A little more on this…there are clearly some favorite wines among the board members here. That is true at all the various price points. For example, a lot of noise on the clos du val, which I do not like, at the $30 range. Larkmead has received a lot of flak here on its price, but IMO, the wines are up there. I think it is the change in prices, which has been pretty great, that has caught a lot of negative attention. And interestingly, and not surprisingly, they believe the increases were warranted based on their perception of their competition.
I think the mistake that Larkmead made was in their quality to price ratio assessment. They honestly believed that their wines were undervalued for years, an assessment shared by only a minority of connoisseurs.
I think it’s hard to argue that any cab in Napa is undervalued. Maybe Drinkward Peschon, which is made across the street from Larkmead basically. I don’t argue that Larkmead makes excellent wines, though high-throttled for my tastes.
You are working under the assumption that Larkmead is suddenly struggling to sell wine from their mailing list. Check out how much Larkmead is on CT when you have a chance. It’s clear that people love the wines.

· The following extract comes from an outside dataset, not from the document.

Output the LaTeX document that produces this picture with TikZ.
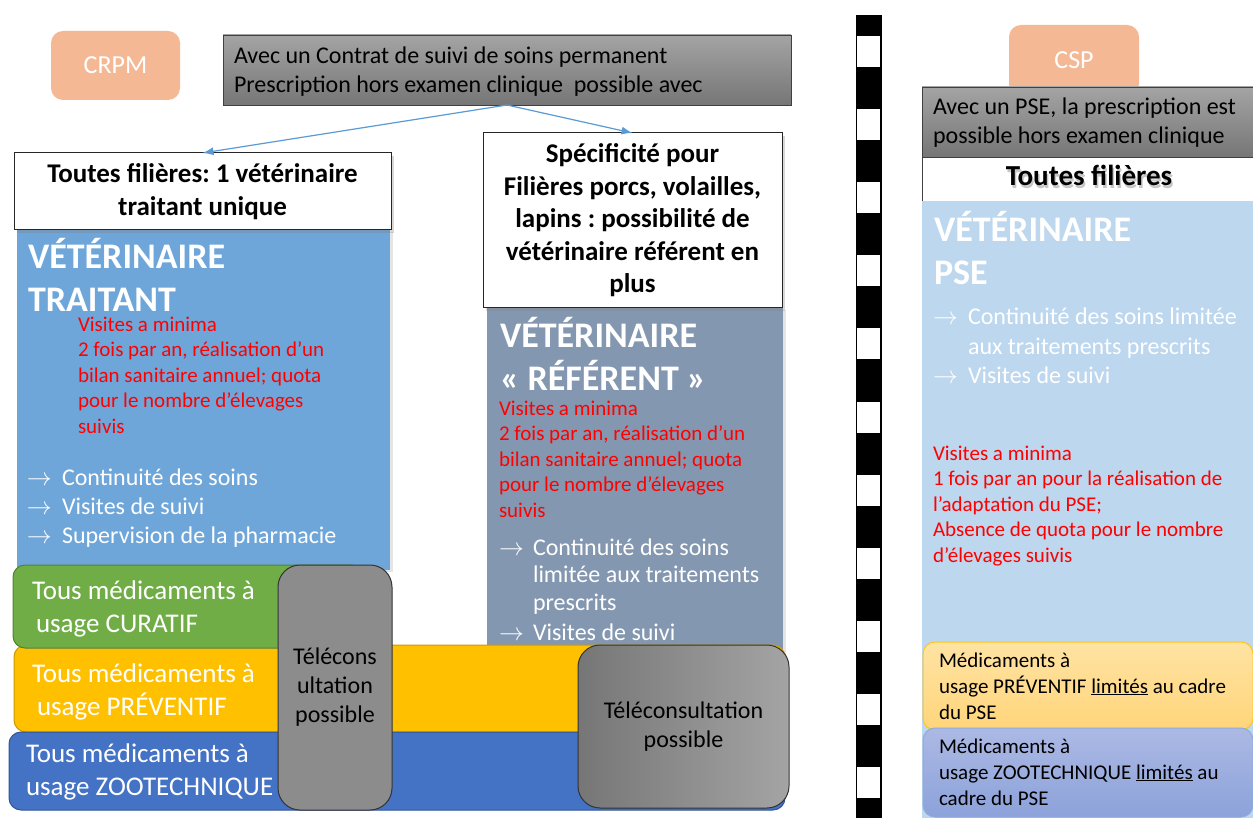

Thanks Ian, was just gonna ask the question who buys this stuff. Don’t see many notes on this site and I rarely see this wine out and about. The pricing is insane considering you can get epic cabs like Dunn, Togni, Dalla Valle, et al, from excellent years like 1991-1994 for about half that. But if it sells, more power to them…
I dropped from buying ~ 2 years ago. Their shipping costs always drove me crazy too. I am sitting on quite a stash that should drink well for years. Sure the wines are getting “better”, but I’m not looking back. With that being said, there is a ton of history here, and good for Larkmead for the investments and upmarket branding they have acheived. I remember hand carrying back a maggie of 05 Firebelle from the winery - maybe $100.